─── MATERIAL TO PROCESS

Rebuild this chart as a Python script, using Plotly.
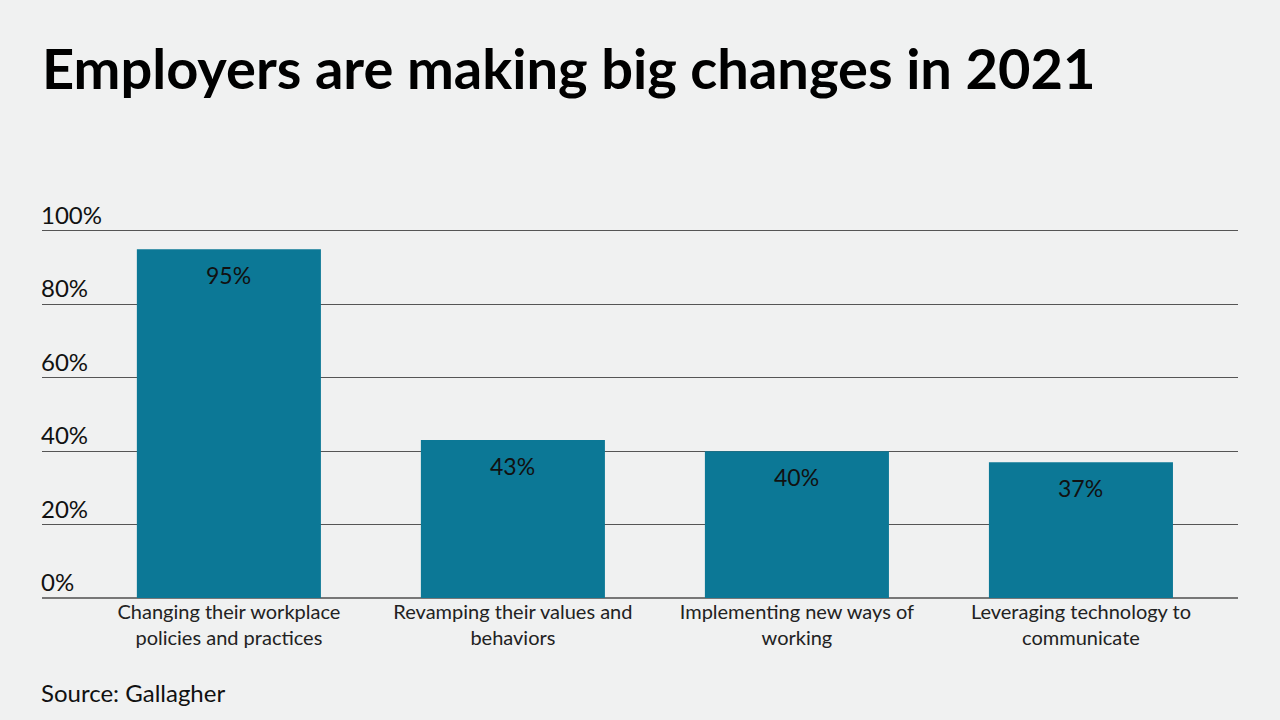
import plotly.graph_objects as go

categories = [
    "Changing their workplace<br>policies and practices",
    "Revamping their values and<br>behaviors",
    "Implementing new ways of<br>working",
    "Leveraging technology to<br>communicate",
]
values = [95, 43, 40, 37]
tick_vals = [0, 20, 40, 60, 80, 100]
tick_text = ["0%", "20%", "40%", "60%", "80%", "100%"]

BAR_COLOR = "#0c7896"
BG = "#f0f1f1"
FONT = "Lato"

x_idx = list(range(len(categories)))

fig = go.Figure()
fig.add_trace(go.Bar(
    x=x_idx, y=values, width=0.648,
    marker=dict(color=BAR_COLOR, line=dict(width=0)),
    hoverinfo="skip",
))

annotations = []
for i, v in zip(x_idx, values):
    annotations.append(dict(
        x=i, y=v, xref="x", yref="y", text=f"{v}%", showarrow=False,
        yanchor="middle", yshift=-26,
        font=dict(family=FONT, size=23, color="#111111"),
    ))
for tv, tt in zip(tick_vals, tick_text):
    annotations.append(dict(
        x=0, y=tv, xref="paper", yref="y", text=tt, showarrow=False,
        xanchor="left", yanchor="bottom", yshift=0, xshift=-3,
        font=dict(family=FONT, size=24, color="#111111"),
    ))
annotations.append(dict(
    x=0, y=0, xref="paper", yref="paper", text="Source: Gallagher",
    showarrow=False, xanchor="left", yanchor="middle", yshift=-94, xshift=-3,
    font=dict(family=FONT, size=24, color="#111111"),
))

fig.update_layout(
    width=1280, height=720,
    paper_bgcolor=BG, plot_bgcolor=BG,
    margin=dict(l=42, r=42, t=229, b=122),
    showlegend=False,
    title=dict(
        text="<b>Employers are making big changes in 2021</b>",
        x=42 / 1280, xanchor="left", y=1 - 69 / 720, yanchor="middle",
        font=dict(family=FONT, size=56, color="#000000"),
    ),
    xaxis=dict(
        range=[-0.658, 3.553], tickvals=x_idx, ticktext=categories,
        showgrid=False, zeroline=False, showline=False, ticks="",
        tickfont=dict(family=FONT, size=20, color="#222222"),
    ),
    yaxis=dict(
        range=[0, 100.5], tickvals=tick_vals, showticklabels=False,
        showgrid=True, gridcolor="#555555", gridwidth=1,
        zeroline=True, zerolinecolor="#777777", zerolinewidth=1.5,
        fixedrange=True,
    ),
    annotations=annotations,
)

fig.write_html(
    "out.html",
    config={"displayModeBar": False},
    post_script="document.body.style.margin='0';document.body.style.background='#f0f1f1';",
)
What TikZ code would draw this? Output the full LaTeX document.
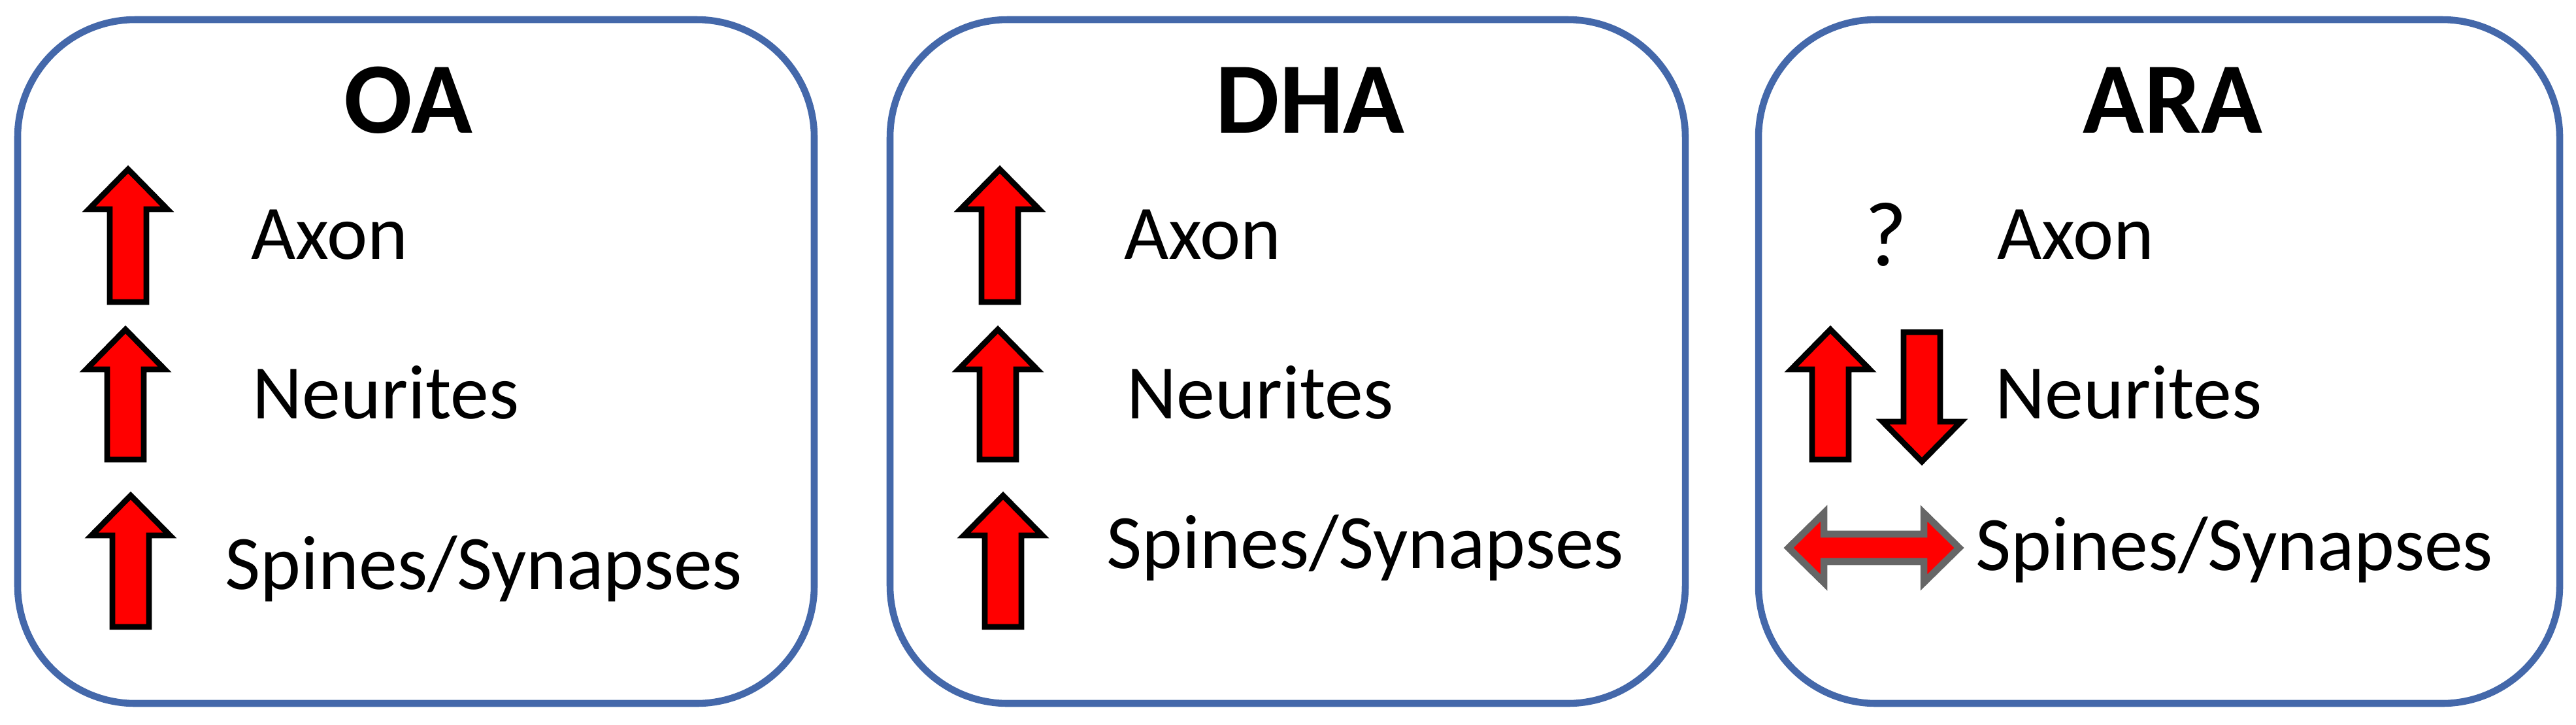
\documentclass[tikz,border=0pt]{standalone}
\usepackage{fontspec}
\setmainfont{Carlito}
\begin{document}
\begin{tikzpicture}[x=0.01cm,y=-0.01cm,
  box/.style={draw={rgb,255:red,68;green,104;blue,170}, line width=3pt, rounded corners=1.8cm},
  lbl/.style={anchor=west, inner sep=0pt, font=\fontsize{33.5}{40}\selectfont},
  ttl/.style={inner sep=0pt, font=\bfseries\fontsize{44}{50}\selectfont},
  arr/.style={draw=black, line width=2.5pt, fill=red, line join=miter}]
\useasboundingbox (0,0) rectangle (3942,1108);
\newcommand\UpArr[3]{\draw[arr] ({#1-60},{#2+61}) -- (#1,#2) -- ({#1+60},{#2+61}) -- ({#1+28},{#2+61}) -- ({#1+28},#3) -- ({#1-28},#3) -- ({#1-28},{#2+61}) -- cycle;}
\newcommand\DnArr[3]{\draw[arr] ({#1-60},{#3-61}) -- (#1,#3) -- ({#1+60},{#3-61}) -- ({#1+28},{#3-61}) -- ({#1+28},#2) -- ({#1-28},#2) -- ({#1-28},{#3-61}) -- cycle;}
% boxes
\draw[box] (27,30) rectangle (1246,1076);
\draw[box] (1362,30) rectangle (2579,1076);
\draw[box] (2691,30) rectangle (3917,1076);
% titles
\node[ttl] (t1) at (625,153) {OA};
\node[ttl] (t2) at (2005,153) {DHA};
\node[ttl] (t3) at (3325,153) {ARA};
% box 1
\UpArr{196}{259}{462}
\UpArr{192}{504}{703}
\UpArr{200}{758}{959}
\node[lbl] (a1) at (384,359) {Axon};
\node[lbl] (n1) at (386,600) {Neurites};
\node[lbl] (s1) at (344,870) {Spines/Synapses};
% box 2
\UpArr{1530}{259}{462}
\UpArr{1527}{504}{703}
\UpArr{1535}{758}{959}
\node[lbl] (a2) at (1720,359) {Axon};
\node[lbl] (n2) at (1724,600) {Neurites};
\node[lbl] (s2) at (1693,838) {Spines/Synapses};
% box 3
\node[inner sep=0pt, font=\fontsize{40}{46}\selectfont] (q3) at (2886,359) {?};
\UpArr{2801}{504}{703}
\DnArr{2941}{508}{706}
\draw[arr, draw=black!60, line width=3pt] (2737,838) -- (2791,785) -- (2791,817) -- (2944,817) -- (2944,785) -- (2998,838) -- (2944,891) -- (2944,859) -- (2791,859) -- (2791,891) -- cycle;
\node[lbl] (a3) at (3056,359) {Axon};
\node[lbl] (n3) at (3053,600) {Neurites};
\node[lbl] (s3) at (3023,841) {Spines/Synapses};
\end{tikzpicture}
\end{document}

──────

[DIRECTIVE]: Across the entries, how many lines hold the word "draw"? Say only the number.

[RESPONSE TO THE EXERCISE]: 9